A Survivor Story by Linda Dallman-Repp
I received the devastating words on Friday, August 31, 2007. I never skipped my annual screening after my mom died of breast cancer at the age of 62. My first husband died of cancer in 2003. I had been remarried just 1 year when the news came. I was 57 years old. I’ll never forget his sad puppy dog eyes looking at me and saying “We’ll get through this together honey?” I was numb and scared. A thousand questions raced through my mind. Do I tell my children? They are just getting over the death of their father. Suddenly my life is flashing fast forward. I am overwhelmed with questions. I knew I couldn’t share my medical diagnosis with my children. My son had to drop his semester of studies for his undergrad program to deal with the loss of his father and my daughter was in the midst of her university studies. I wasn’t dying and did not want to burden either one of them with the news. Both were finally getting on with facing their fears and living their academic dreams. This is what their dad wanted them to do. These were his dying words to all of us. After much thought, I made a decision to keep the biggest secret from my children until the year of surgeries and treatment was over. I was blessed to have my new husband for support.
I had so many questions and so few answers. This is where my survival and being my own advocacy skills kicked in. I had learned how to do this from my late husband. I was his patient advocate. I would live or die but would not go down without all my questions being answered.
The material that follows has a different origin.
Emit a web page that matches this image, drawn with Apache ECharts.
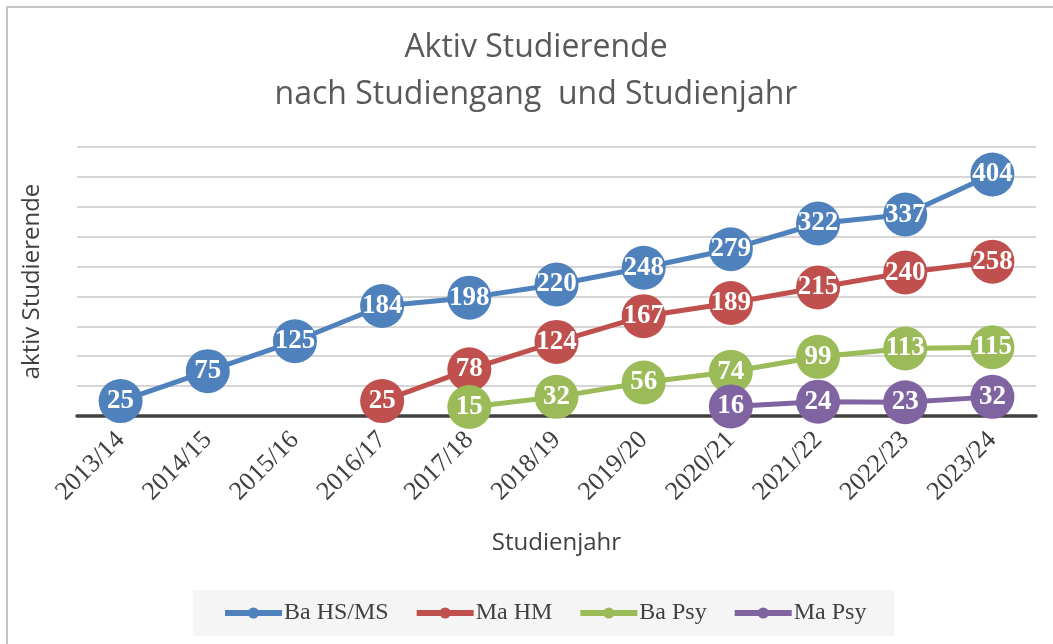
<!DOCTYPE html>
<html>
<head>
<meta charset="utf-8">
<script src="https://cdn.jsdelivr.net/npm/echarts@6/dist/echarts.min.js"></script>
<style>
  html, body { margin: 0; padding: 0; background: #fff; }
  #main { width: 1053px; height: 644px; }
</style>
</head>
<body>
<div id="main"></div>
<script>
// Studienjahre (Kategorien)
var years = ['2013/14', '2014/15', '2015/16', '2016/17', '2017/18', '2018/19',
             '2019/20', '2020/21', '2021/22', '2022/23', '2023/24'];

// aktiv Studierende je Studiengang
var baHsMs = [25, 75, 125, 184, 198, 220, 248, 279, 322, 337, 404];
var maHm   = ['-', '-', '-', 25, 78, 124, 167, 189, 215, 240, 258];
var baPsy  = ['-', '-', '-', '-', 15, 32, 56, 74, 99, 113, 115];
var maPsy  = ['-', '-', '-', '-', '-', '-', '-', 16, 24, 23, 32];

var names  = ['Ba HS/MS', 'Ma HM', 'Ba Psy', 'Ma Psy'];
var colors = ['#4f81bd', '#c0504d', '#9bbb59', '#8064a2'];

function mkSeries(name, data, color) {
    return {
        name: name,
        type: 'line',
        data: data,
        symbol: 'circle',
        symbolSize: 44,
        color: color,
        lineStyle: { width: 5, color: color },
        itemStyle: { color: color },
        label: {
            show: true,
            position: 'inside',
            color: '#fff',
            fontFamily: 'Liberation Serif',
            fontWeight: 'bold',
            fontSize: 27
        },
        emphasis: { disabled: true },
        animation: false
    };
}

var myChart = echarts.init(document.getElementById('main'));
var option = {
    backgroundColor: '#fff',
    title: {
        text: 'Aktiv Studierende\nnach Studiengang  und Studienjahr',
        left: 536,
        textAlign: 'center',
        top: 24,
        padding: 0,
        textStyle: {
            fontFamily: 'Open Sans',
            fontWeight: 'normal',
            fontSize: 32,
            lineHeight: 47,
            color: '#595959'
        }
    },
    legend: {
        data: names,
        left: 193,
        top: 590,
        backgroundColor: '#f5f5f5',
        padding: [11, 28, 11, 29],
        itemWidth: 57,
        itemHeight: 14,
        itemGap: 25,
        lineStyle: { width: 6 },
        textStyle: {
            fontFamily: 'Liberation Serif',
            fontSize: 24,
            color: '#404040',
            padding: [0, 0, 0, -3]
        }
    },
    graphic: [{
        type: 'rect',
        shape: { x: 7, y: 7, width: 1200, height: 800 },
        style: { fill: 'none', stroke: '#c4c4c4', lineWidth: 2 },
        silent: true
    }],
    grid: { left: 77, right: 17, top: 147, bottom: 228 },
    xAxis: {
        type: 'category',
        data: years,
        boundaryGap: true,
        axisTick: { show: false },
        axisLine: { lineStyle: { color: '#404040', width: 3.5 } },
        axisLabel: {
            rotate: 45,
            margin: 20,
            fontFamily: 'Liberation Serif',
            fontSize: 26,
            color: '#404040'
        },
        name: 'Studienjahr',
        nameLocation: 'middle',
        nameGap: 115,
        nameTextStyle: { fontFamily: 'Open Sans', fontSize: 24, color: '#404040' }
    },
    yAxis: {
        type: 'value',
        min: 0,
        max: 450,
        interval: 50,
        axisLabel: { show: false },
        axisLine: { show: false },
        axisTick: { show: false },
        splitLine: { lineStyle: { color: '#c9c9c9', width: 1.5 } },
        name: 'aktiv Studierende',
        nameLocation: 'middle',
        nameGap: 33,
        nameTextStyle: { fontFamily: 'Open Sans', fontSize: 24, color: '#404040' }
    },
    series: [
        mkSeries(names[0], baHsMs, colors[0]),
        mkSeries(names[1], maHm, colors[1]),
        mkSeries(names[2], baPsy, colors[2]),
        mkSeries(names[3], maPsy, colors[3])
    ]
};
myChart.setOption(option);
</script>
</body>
</html>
We met with the surgeon. He felt comfortable with a lumpectomy, but my husband asked his clients that were pathologists. They felt I should have an MRI to make sure nothing else was present. I met with the radiologist and plastic surgeon to see what my treatment options were based on lumpectomy or mastectomy. I now realize that being your own patient advocate is much more difficult that advocating for someone else. To advocate for yourself, you have to face those fears!
I initially opted for a unilateral mastectomy, hoping to avoid chemo. That was prior to the MRI. The MRI showed a mass that hadn’t shown up on the mammogram. The surgeon would not perform my scheduled mastectomy unless I had a second biopsy. The needle biopsy was performed the next day. You know you are in trouble when the doctor begins to cry because she can’t detect the area on the MRI and felt that my life was in her hands. She shared with my husband and I that I should move forward with a bilateral mastectomy. My surgeon called the next day to report that my biopsy results came back negative. I told him it didn’t matter, I was going to do the bilateral mastectomy. Listen to your instincts, they are real. They say adversity brings strength. This is true, I saw it with my late husband face his terminal illness, I saw it with my current husband being orphaned at the age of 8 and becoming successful on his own, and I felt it with my own cancer diagnosis. Face your fears!
I had my bilateral mastectomy and I got great news, no lymph node involvement. I did learn that the breast that was biopsied with negative results actually did have cancer. My decision had saved me from having to repeat the entire terrible experience. I kept my cancer diagnosis a secret until my children completed their academic year. My oncologist felt I did not need chemo. My genetic test came back and I learned that I do have the BRCA2 mutation. As a result of this news I had a complete hysterectomy at the same time that I received my breast implants. I shared my secret with the children when they finished their Spring semester. They made me promise to never hold out a medical diagnosis like that again.
I am thrilled to be a team member of Survivors In Sync dragon boat team. We are a group of strong women who have faced their fears and have all been bitten by the Dragon. Paddles Up!